What are the clinical implications of this study? The results of this study suggest that cTBNA remains a useful technique in the diagnosis of mediastinal adenopathy with almost a 50% yield despite multiple operators with varying experience performing the procedure. This is especially important for the developing world, where EBUS-TBNA is not easily available due to constraints of cost while cTBNA can be readily introduced with no added costs. The results of the study do not imply that operators without EBUS misunderstand the mediastinal anatomy and are not correctly aspirating a lymph node station. Rather, the fellows undergoing training perform cTBNA procedures better, due to superior understanding of the mediastinal anatomy after watching and training on EBUS. Thus, if academic institutes acquire EBUS and train their fellows in both the TBNA techniques, it is likely that the yield of cTBNA would increase after performing EBUS-TBNA.
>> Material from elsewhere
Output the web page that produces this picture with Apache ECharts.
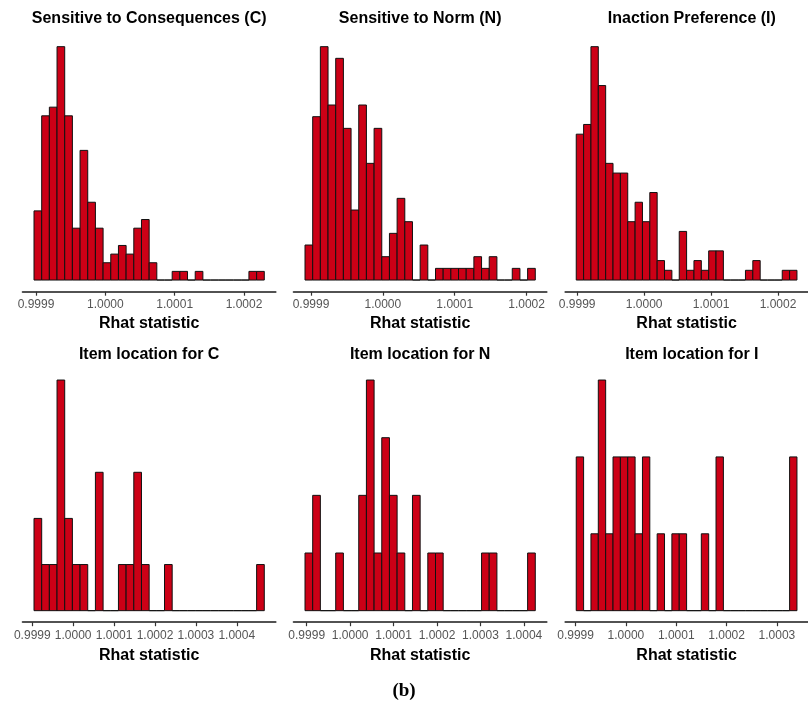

Finally, the study has a few limitations. This is a retrospective time-series analysis, a study design fraught with confounders and bias. The increase in the diagnostic yield could also be due to several factors other than the introduction of EBUS. We implemented a strict cTBNA procedure protocol that was not in place prior to EBUS. Also, we meticulously observed and recorded the data of lymph node location and size for all patients undergoing TBNA (both conventional and EBUS guided), after the introduction of EBUS.[19-21] The increased diagnostic yield may also reflect a selection bias as only patients with significantly enlarged lymph nodes (short axis lymph node size of at least one centimeter on CT scan) at stations 4R and 7 underwent cTBNA, after the introduction of EBUS while those with smaller nodes underwent EBUS-TBNA. The learning curve of the cytopathologist dealing with cTBNA and EBUS-TBNA might have also significantly improved between 2006 and 2015 and could have contributed to the results. It is also possible that inter-individual differences in the skill of different bronchoscopists could have led to differences in the study results. However, the procedure of bronchoscopy was performed by fellows and consultants throughout the study period. Although with years, the skill of the operator is likely to improve but the dynamics of the training program at our centre ensured symmetry throughout the study period. Each year new fellows are inducted and perform bronchoscopy only after training adequately on the simulator, under direct supervision of the consultant. Hence, skills of different operators are very unlikely to affect the differences in the results of the current study. Finally, all these limitations are partially offset by the high procedural volume at our center.

In conclusion, introduction of EBUS-TBNA procedure at a bronchoscopy facility enhances the diagnostic yield of c-TBNA in patients with mediastinal lymphadenopathy. However, due to the retrospective nature of our study, prospective studies are required to confirm our study findings.